Tomou fôlego para vibrar ainda mais a voz:
-Veja bem, Carlão: não pode ser agência franqueada.
-Nomeei as agências mais próximas da minha casa e ele, de uma maneira jocosa, me respondia que era franqueada.
-E a agência do Shopping Nova América?
-Nessa pode.
-Por que você não me disse logo?
-Porque, como o Luca, eu estou endiabraaaaaaaaaaaaaaaado.
E, imitando o nosso amigo quando comenta o seu desempenho no pingue-pongue, desligou;
-Acertou tudo? - quis saber o Claudio.
Respondi afirmativamente com a cabeça e passei para outro assunto.
-Depois de tantos anos, agora que estou assistido, pela primeira vez, a “O Pagador de Promessas”.
-Eu tinha em VHS, que a Gina me obrigou, com outras fitas minhas, a jogar fora.
-Gostei do filme, Claudio, dos personagens, dos atores, a fotografia é excelente, a direção do Anselmo Duarte é correta.
-Depois de receber a maior láurea obtida pelo cinema brasileiro, o Anselmo Duarte enfrentou mil dificuldades para filmar no Brasil.
-Claudio, ele não pertencia à panelinha do Cinema Novo, era bonito, fez sucesso no exterior, tinha, enfim, todos os ingredientes para desagradar no Brasil.
-A inveja. Há muita inveja. - salientou.
-Agora, a história do Dias Gomes me lembra, em algumas partes, “A Montanha dos Sete Abutres”, do Billy Wilder. Falando no Dias Gomes, ele se inspirou no vocabulário do Coronel Ponciano de Azeredo Furtado, de “O Coronel e o Lobisomem”, quando fez o prefeito Odorico Paraguaçu.
Fui interrompido por um telefonema.

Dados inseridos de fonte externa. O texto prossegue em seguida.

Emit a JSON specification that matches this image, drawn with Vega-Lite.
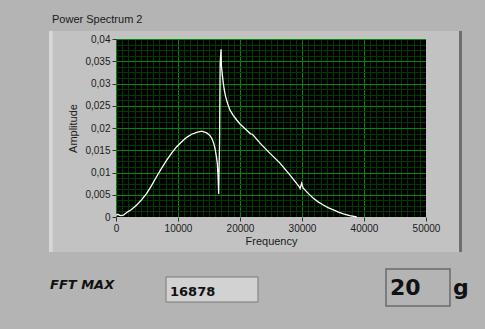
{
  "$schema": "https://vega.github.io/schema/vega-lite/v6.json",
  "width": 310,
  "height": 178,
  "autosize": {"type": "none"},
  "padding": {"left": 116, "top": 39, "right": 59, "bottom": 112},
  "background": "#b4b4b4",
  "config": {
    "view": {"fill": "#000000", "stroke": null},
    "font": "Liberation Sans"
  },
  "title": {
    "text": "Power Spectrum 2",
    "anchor": "start",
    "frame": "group",
    "dx": -64,
    "offset": 6,
    "fontSize": 11,
    "fontWeight": "normal",
    "color": "#1a1a1a",
    "font": "Liberation Sans"
  },
  "data": {
    "values": [
      {"f": 0, "a": 0.0004}, {"f": 300, "a": 0.0006}, {"f": 700, "a": 0.0003},
      {"f": 1200, "a": 0.0004}, {"f": 1720, "a": 0.001}, {"f": 2500, "a": 0.0017},
      {"f": 3340, "a": 0.0027}, {"f": 4150, "a": 0.0039}, {"f": 4950, "a": 0.0053},
      {"f": 5750, "a": 0.0071}, {"f": 6560, "a": 0.0091}, {"f": 7370, "a": 0.011},
      {"f": 8180, "a": 0.0128}, {"f": 9000, "a": 0.0144}, {"f": 9790, "a": 0.0158},
      {"f": 10600, "a": 0.0169}, {"f": 11400, "a": 0.0179}, {"f": 12200, "a": 0.0186},
      {"f": 13020, "a": 0.019}, {"f": 13820, "a": 0.0193}, {"f": 14630, "a": 0.0189},
      {"f": 15100, "a": 0.0184}, {"f": 15440, "a": 0.0177}, {"f": 15750, "a": 0.0166},
      {"f": 15970, "a": 0.0154}, {"f": 16200, "a": 0.0135}, {"f": 16340, "a": 0.0121},
      {"f": 16450, "a": 0.0095}, {"f": 16560, "a": 0.0052}, {"f": 16640, "a": 0.012},
      {"f": 16700, "a": 0.0165}, {"f": 16800, "a": 0.0345}, {"f": 16940, "a": 0.0377},
      {"f": 17000, "a": 0.034}, {"f": 17150, "a": 0.032}, {"f": 17310, "a": 0.03},
      {"f": 17500, "a": 0.0283}, {"f": 17690, "a": 0.027}, {"f": 18000, "a": 0.0255},
      {"f": 18390, "a": 0.024}, {"f": 18930, "a": 0.0228}, {"f": 19470, "a": 0.0218},
      {"f": 20000, "a": 0.0209}, {"f": 21000, "a": 0.0196}, {"f": 21700, "a": 0.0187},
      {"f": 22000, "a": 0.0186}, {"f": 22300, "a": 0.0181}, {"f": 23230, "a": 0.0166},
      {"f": 24840, "a": 0.0143}, {"f": 26450, "a": 0.0121}, {"f": 28070, "a": 0.0094},
      {"f": 29500, "a": 0.0069}, {"f": 29700, "a": 0.0064}, {"f": 29950, "a": 0.0076},
      {"f": 30200, "a": 0.0065}, {"f": 31000, "a": 0.0053}, {"f": 31830, "a": 0.0042},
      {"f": 32600, "a": 0.0034}, {"f": 33440, "a": 0.0027}, {"f": 34200, "a": 0.0021},
      {"f": 35050, "a": 0.0016}, {"f": 35900, "a": 0.0011}, {"f": 36670, "a": 0.0007},
      {"f": 37700, "a": 0.0003}, {"f": 38820, "a": 0.0}
    ]
  },
  "layer": [
    {
      "data": {"values": [{}]},
      "mark": {"type": "rect", "fill": "#c2c2c2"},
      "encoding": {
        "x": {"datum": -10806, "type": "quantitative", "scale": {"domain": [0, 50000], "nice": false, "zero": false}, "axis": null},
        "x2": {"datum": 0},
        "y": {"datum": -0.007865, "type": "quantitative", "scale": {"domain": [0, 0.04], "nice": false, "zero": false}, "axis": null},
        "y2": {"datum": 0.041798}
      }
    },
    {
      "data": {"values": [{}]},
      "mark": {"type": "rect", "fill": "#d6d6d6"},
      "encoding": {
        "x": {"datum": -10806, "type": "quantitative", "scale": {"domain": [0, 50000], "nice": false, "zero": false}, "axis": null},
        "x2": {"datum": -10200},
        "y": {"datum": -0.007865, "type": "quantitative", "scale": {"domain": [0, 0.04], "nice": false, "zero": false}, "axis": null},
        "y2": {"datum": 0.041798}
      }
    },
    {
      "data": {"values": [{}]},
      "mark": {"type": "rect", "fill": "#c2c2c2"},
      "encoding": {
        "x": {"datum": 50000, "type": "quantitative", "scale": {"domain": [0, 50000], "nice": false, "zero": false}, "axis": null},
        "x2": {"datum": 55806},
        "y": {"datum": -0.007865, "type": "quantitative", "scale": {"domain": [0, 0.04], "nice": false, "zero": false}, "axis": null},
        "y2": {"datum": 0.041798}
      }
    },
    {
      "data": {"values": [{}]},
      "mark": {"type": "rect", "fill": "#6e6e6e"},
      "encoding": {
        "x": {"datum": 55323, "type": "quantitative", "scale": {"domain": [0, 50000], "nice": false, "zero": false}, "axis": null},
        "x2": {"datum": 55806},
        "y": {"datum": -0.007865, "type": "quantitative", "scale": {"domain": [0, 0.04], "nice": false, "zero": false}, "axis": null},
        "y2": {"datum": 0.041798}
      }
    },
    {
      "data": {"values": [{}]},
      "mark": {"type": "rect", "fill": "#c2c2c2"},
      "encoding": {
        "x": {"datum": 0, "type": "quantitative", "scale": {"domain": [0, 50000], "nice": false, "zero": false}, "axis": null},
        "x2": {"datum": 50000},
        "y": {"datum": 0.04, "type": "quantitative", "scale": {"domain": [0, 0.04], "nice": false, "zero": false}, "axis": null},
        "y2": {"datum": 0.041798}
      }
    },
    {
      "data": {"values": [{}]},
      "mark": {"type": "rect", "fill": "#c2c2c2"},
      "encoding": {
        "x": {"datum": 0, "type": "quantitative", "scale": {"domain": [0, 50000], "nice": false, "zero": false}, "axis": null},
        "x2": {"datum": 50000},
        "y": {"datum": -0.007865, "type": "quantitative", "scale": {"domain": [0, 0.04], "nice": false, "zero": false}, "axis": null},
        "y2": {"datum": 0}
      }
    },
    {
      "mark": {"type": "line", "color": "#ffffff", "strokeWidth": 1.3, "interpolate": "linear"},
      "encoding": {
        "x": {
          "field": "f", "type": "quantitative",
          "scale": {"domain": [0, 50000], "nice": false, "zero": false},
          "axis": {
            "orient": "bottom", "zindex": 0, "grid": true, "labels": false, "ticks": false, "domain": false, "title": null,
            "values": [0,1000,2000,3000,4000,5000,6000,7000,8000,9000,10000,11000,12000,13000,14000,15000,16000,17000,18000,19000,20000,21000,22000,23000,24000,25000,26000,27000,28000,29000,30000,31000,32000,33000,34000,35000,36000,37000,38000,39000,40000,41000,42000,43000,44000,45000,46000,47000,48000,49000,50000],
            "gridColor": {"condition": {"test": "datum.value % 10000 === 0", "value": "#008a00"}, "value": "#003a00"},
            "gridOpacity": 1,
            "gridWidth": 1
          }
        },
        "y": {
          "field": "a", "type": "quantitative",
          "scale": {"domain": [0, 0.04], "nice": false, "zero": false},
          "axis": {
            "orient": "left", "zindex": 0, "grid": true, "labels": false, "ticks": false, "domain": false, "title": null,
            "values": [0,0.00125,0.0025,0.00375,0.005,0.00625,0.0075,0.00875,0.01,0.01125,0.0125,0.01375,0.015,0.01625,0.0175,0.01875,0.02,0.02125,0.0225,0.02375,0.025,0.02625,0.0275,0.02875,0.03,0.03125,0.0325,0.03375,0.035,0.03625,0.0375,0.03875,0.04],
            "gridColor": {"condition": {"test": "abs(datum.value * 200 - round(datum.value * 200)) < 0.01", "value": "#008a00"}, "value": "#003a00"},
            "gridOpacity": 1,
            "gridWidth": 1
          }
        }
      }
    },
    {
      "data": {"values": [{}]},
      "mark": {"type": "rect", "fill": "#d2d2d2", "stroke": "#7a7a7a", "strokeWidth": 1},
      "encoding": {
        "x": {
          "datum": 8065, "type": "quantitative",
          "scale": {"domain": [0, 50000], "nice": false, "zero": false},
          "axis": {
            "orient": "bottom", "zindex": 1, "grid": false, "domain": false,
            "values": [0, 10000, 20000, 30000, 40000, 50000], "format": "d",
            "labelFontSize": 10, "labelColor": "#1a1a1a", "labelPadding": 2, "labelFlush": false,
            "tickSize": 4, "tickColor": "#333333",
            "title": "Frequency", "titleFontSize": 11, "titleFontWeight": "normal", "titleColor": "#1a1a1a", "titlePadding": 2
          }
        },
        "x2": {"datum": 22903},
        "y": {
          "datum": -0.013483, "type": "quantitative",
          "scale": {"domain": [0, 0.04], "nice": false, "zero": false},
          "axis": {
            "orient": "left", "zindex": 1, "grid": false, "domain": false,
            "values": [0, 0.005, 0.01, 0.015, 0.02, 0.025, 0.03, 0.035, 0.04],
            "format": "~g",
            "labelExpr": "replace(datum.label, '.', ',')",
            "labelFontSize": 10, "labelColor": "#1a1a1a", "labelPadding": 2, "labelFlush": false,
            "tickSize": 4, "tickColor": "#333333",
            "title": "Amplitude", "titleFontSize": 11, "titleFontWeight": "normal", "titleColor": "#1a1a1a", "titlePadding": 6
          }
        },
        "y2": {"datum": -0.019101}
      }
    },
    {
      "data": {"values": [{}]},
      "mark": {"type": "rect", "fill": "#b4b4b4", "stroke": "#6a6a6a", "strokeWidth": 1.5},
      "encoding": {
        "x": {"datum": 43548, "type": "quantitative", "scale": {"domain": [0, 50000], "nice": false, "zero": false}, "axis": null},
        "x2": {"datum": 53871},
        "y": {"datum": -0.011685, "type": "quantitative", "scale": {"domain": [0, 0.04], "nice": false, "zero": false}, "axis": null},
        "y2": {"datum": -0.02}
      }
    },
    {
      "data": {"values": [{}]},
      "mark": {"type": "text", "text": "FFT MAX", "font": "DejaVu Sans", "fontSize": 13, "fontWeight": "bold", "fontStyle": "italic", "align": "left", "baseline": "alphabetic", "color": "#111111"},
      "encoding": {
        "x": {"datum": -10645, "type": "quantitative", "scale": {"domain": [0, 50000], "nice": false, "zero": false}, "axis": null},
        "y": {"datum": -0.01618, "type": "quantitative", "scale": {"domain": [0, 0.04], "nice": false, "zero": false}, "axis": null}
      }
    },
    {
      "data": {"values": [{}]},
      "mark": {"type": "text", "text": "16878", "font": "DejaVu Sans", "fontSize": 13, "fontWeight": "bold", "align": "left", "baseline": "alphabetic", "color": "#111111"},
      "encoding": {
        "x": {"datum": 8710, "type": "quantitative", "scale": {"domain": [0, 50000], "nice": false, "zero": false}, "axis": null},
        "y": {"datum": -0.017753, "type": "quantitative", "scale": {"domain": [0, 0.04], "nice": false, "zero": false}, "axis": null}
      }
    },
    {
      "data": {"values": [{}]},
      "mark": {"type": "text", "text": "20", "font": "DejaVu Sans", "fontSize": 22, "fontWeight": "bold", "align": "left", "baseline": "alphabetic", "color": "#111111"},
      "encoding": {
        "x": {"datum": 44194, "type": "quantitative", "scale": {"domain": [0, 50000], "nice": false, "zero": false}, "axis": null},
        "y": {"datum": -0.017528, "type": "quantitative", "scale": {"domain": [0, 0.04], "nice": false, "zero": false}, "axis": null}
      }
    },
    {
      "data": {"values": [{}]},
      "mark": {"type": "text", "text": "g", "font": "DejaVu Sans", "fontSize": 22, "fontWeight": "bold", "align": "left", "baseline": "alphabetic", "color": "#111111"},
      "encoding": {
        "x": {"datum": 54355, "type": "quantitative", "scale": {"domain": [0, 50000], "nice": false, "zero": false}, "axis": null},
        "y": {"datum": -0.017528, "type": "quantitative", "scale": {"domain": [0, 0.04], "nice": false, "zero": false}, "axis": null}
      }
    }
  ],
  "resolve": {"axis": {"x": "independent", "y": "independent"}}
}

Atendi e, minutos depois, reiniciei a conversa com meu irmão.
-Era o Luca.
-E só falaram por dez minutos? - estranhou.
-Ele estava com pressa. Queria saber se eu recebi um e-mail do Elio que lhe pareceu estranho. Disse-lhe que sim e sugeri que deletasse, pois poderia ser vírus.
Agora, era o interfone que soava. O entregador do Globo aparecia com o costumeiro atraso.
-Vou-me embora, porque não trouxe a minha cadeira de leitura, - disse, enquanto se levantava da poltrona.

(*) Esta sistemática é comum. O Distribuidor do seu O BISCOITO MOLHADO também a adota e espera que não seja comprovação de alguma disfunção mais séria. Em tempo: os livros são lidos da página 1 em diante, pulando prefácios, normalmente.